> **Description of the task**
Read the material below. Count the lines containing "this" and give that count alone.

> **Data rows**
──────
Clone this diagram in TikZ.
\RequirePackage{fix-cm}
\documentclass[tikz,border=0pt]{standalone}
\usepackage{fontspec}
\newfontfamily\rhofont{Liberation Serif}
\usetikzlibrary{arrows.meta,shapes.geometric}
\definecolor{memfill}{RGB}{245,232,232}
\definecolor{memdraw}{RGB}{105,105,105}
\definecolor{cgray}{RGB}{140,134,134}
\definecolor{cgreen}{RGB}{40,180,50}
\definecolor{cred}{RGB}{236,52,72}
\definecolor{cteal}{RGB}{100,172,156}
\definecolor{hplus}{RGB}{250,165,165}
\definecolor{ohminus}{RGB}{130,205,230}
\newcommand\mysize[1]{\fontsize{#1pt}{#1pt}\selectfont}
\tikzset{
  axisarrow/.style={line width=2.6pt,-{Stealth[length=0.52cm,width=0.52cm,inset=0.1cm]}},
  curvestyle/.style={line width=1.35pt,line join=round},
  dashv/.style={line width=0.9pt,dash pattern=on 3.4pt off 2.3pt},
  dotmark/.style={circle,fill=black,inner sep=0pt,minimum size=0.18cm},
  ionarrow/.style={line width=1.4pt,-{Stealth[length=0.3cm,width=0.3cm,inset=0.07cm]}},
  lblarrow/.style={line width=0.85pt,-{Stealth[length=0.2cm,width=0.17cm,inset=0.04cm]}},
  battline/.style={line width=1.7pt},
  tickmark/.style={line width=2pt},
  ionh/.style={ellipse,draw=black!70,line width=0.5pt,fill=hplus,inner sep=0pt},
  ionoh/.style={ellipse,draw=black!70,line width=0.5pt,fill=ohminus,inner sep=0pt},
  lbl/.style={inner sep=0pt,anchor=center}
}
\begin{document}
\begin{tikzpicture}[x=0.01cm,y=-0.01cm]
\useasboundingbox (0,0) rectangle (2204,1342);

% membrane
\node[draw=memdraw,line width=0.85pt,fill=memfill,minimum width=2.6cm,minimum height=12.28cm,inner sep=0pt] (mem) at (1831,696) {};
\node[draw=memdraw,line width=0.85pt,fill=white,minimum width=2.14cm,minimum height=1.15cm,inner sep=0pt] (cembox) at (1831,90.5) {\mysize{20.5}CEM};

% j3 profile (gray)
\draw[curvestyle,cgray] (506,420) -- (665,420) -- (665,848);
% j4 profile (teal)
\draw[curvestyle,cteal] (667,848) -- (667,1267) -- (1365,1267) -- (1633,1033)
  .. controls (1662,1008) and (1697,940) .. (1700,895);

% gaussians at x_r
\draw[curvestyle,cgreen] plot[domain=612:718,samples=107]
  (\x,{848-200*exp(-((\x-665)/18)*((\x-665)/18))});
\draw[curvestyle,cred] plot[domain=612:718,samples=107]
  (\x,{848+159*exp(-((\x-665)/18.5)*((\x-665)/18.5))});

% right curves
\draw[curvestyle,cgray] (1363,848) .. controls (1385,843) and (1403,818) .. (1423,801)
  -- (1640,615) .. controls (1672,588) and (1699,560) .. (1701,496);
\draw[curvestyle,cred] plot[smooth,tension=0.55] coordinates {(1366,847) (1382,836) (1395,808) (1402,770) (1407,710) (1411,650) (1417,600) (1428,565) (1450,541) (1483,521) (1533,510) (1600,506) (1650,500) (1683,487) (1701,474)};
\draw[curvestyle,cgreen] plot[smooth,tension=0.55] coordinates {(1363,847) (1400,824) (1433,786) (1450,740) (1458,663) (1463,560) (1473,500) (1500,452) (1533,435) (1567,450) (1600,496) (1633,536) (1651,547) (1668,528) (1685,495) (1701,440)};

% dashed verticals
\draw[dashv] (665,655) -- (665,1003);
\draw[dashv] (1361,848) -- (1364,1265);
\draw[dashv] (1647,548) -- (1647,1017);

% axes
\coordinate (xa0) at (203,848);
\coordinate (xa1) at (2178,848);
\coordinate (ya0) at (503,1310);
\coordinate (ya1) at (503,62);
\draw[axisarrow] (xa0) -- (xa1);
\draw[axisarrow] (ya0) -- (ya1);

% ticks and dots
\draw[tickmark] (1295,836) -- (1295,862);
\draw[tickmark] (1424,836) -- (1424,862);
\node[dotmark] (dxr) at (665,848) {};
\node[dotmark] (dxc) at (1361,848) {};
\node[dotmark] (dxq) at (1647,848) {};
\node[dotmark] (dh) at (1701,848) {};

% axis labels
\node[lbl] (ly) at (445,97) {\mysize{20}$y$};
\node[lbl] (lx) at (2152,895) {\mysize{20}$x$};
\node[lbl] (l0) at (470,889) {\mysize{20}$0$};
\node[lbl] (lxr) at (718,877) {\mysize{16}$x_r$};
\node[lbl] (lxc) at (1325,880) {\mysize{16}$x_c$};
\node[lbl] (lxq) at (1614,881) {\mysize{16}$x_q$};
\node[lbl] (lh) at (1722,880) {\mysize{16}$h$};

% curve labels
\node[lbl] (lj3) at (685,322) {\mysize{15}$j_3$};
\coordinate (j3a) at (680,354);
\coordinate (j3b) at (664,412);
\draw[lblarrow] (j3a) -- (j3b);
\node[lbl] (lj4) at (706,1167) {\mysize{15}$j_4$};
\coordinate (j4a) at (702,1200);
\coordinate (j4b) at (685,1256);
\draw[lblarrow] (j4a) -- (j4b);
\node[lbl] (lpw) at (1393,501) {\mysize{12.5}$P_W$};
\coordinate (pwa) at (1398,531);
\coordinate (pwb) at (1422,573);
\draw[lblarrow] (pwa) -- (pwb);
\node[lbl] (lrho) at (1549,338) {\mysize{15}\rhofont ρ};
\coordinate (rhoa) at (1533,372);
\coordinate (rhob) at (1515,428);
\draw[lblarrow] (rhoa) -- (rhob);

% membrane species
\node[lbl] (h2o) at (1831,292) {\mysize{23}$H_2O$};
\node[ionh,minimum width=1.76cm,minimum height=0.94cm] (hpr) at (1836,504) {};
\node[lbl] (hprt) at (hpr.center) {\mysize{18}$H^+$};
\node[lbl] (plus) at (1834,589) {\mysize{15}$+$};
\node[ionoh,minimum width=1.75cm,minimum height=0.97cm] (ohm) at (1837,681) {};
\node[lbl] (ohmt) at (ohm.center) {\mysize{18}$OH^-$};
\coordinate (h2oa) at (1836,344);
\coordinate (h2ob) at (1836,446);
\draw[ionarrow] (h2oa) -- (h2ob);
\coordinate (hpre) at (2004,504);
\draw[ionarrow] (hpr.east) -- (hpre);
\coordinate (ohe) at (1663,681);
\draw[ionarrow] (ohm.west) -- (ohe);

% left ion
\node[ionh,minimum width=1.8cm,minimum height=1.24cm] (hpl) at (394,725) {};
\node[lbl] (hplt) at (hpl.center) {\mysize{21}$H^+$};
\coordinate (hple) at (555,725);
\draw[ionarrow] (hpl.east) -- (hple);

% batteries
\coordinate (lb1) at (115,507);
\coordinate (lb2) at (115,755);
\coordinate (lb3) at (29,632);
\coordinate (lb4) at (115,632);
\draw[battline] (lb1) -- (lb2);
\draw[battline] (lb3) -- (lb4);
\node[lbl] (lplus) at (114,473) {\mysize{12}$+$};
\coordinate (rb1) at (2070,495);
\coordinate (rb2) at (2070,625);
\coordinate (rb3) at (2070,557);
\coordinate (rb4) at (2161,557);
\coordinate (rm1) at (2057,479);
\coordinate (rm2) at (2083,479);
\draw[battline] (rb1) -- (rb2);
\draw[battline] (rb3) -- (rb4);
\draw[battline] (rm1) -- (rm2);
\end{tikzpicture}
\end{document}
──────
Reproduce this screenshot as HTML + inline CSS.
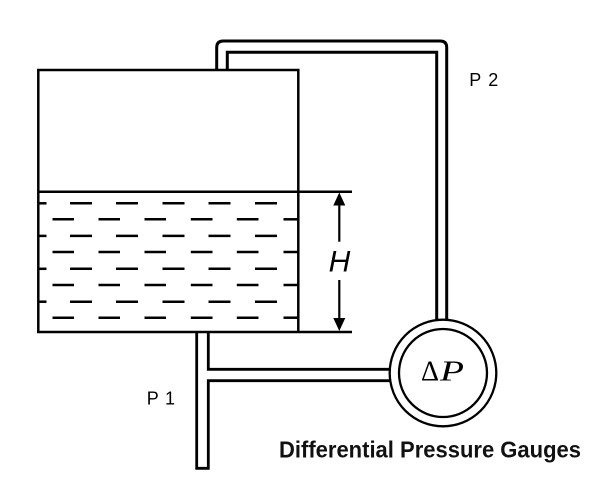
──────
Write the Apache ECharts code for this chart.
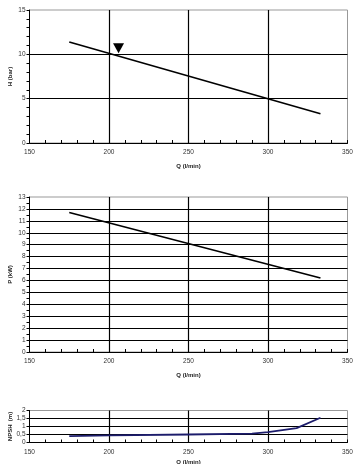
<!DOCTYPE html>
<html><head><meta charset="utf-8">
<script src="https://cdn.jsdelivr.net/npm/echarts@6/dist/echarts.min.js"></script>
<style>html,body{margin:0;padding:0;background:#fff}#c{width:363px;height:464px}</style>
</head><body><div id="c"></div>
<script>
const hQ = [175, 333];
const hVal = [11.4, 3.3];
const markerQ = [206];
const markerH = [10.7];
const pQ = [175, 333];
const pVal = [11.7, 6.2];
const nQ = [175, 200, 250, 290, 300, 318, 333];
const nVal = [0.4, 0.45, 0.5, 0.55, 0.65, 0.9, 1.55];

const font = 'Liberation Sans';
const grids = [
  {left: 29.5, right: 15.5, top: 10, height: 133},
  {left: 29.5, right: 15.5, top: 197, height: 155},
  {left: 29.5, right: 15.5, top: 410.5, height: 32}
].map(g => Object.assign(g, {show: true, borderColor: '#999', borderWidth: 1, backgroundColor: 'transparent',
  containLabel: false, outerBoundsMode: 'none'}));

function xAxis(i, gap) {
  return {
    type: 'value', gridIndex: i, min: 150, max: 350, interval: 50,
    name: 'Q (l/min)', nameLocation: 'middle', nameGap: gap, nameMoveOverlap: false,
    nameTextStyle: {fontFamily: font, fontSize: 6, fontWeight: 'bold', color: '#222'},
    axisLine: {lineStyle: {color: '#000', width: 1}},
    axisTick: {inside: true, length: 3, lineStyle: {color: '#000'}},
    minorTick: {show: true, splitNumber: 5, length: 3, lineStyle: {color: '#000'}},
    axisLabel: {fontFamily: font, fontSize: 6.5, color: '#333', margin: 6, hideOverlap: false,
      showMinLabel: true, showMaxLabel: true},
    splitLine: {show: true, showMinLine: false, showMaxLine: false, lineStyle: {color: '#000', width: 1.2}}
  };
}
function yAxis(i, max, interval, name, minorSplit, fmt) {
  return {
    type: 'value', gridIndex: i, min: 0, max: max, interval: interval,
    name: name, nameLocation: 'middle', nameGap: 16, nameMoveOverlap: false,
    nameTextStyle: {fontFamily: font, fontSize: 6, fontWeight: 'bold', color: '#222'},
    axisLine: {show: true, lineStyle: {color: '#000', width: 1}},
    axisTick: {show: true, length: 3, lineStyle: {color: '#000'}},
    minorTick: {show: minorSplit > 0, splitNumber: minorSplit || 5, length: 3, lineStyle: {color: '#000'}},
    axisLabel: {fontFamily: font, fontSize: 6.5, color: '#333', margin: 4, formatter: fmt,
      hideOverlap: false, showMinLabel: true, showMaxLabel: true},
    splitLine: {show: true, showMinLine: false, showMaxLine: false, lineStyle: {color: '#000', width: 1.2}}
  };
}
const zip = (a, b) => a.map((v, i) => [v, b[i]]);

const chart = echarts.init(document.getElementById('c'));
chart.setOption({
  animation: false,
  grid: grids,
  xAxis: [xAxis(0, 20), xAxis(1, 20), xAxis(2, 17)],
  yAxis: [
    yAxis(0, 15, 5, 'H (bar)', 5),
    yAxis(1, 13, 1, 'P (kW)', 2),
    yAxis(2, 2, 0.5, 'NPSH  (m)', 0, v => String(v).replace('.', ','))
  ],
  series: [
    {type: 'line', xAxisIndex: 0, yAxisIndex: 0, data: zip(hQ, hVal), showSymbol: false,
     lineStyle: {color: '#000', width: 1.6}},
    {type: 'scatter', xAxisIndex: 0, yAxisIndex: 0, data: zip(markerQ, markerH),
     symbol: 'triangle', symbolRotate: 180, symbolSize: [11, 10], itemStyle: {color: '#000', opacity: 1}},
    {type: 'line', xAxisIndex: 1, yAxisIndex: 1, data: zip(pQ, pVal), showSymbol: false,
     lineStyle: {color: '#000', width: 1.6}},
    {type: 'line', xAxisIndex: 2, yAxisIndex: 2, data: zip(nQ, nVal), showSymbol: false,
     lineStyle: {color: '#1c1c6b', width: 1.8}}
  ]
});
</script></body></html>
──────
> **Output of the exercise**
3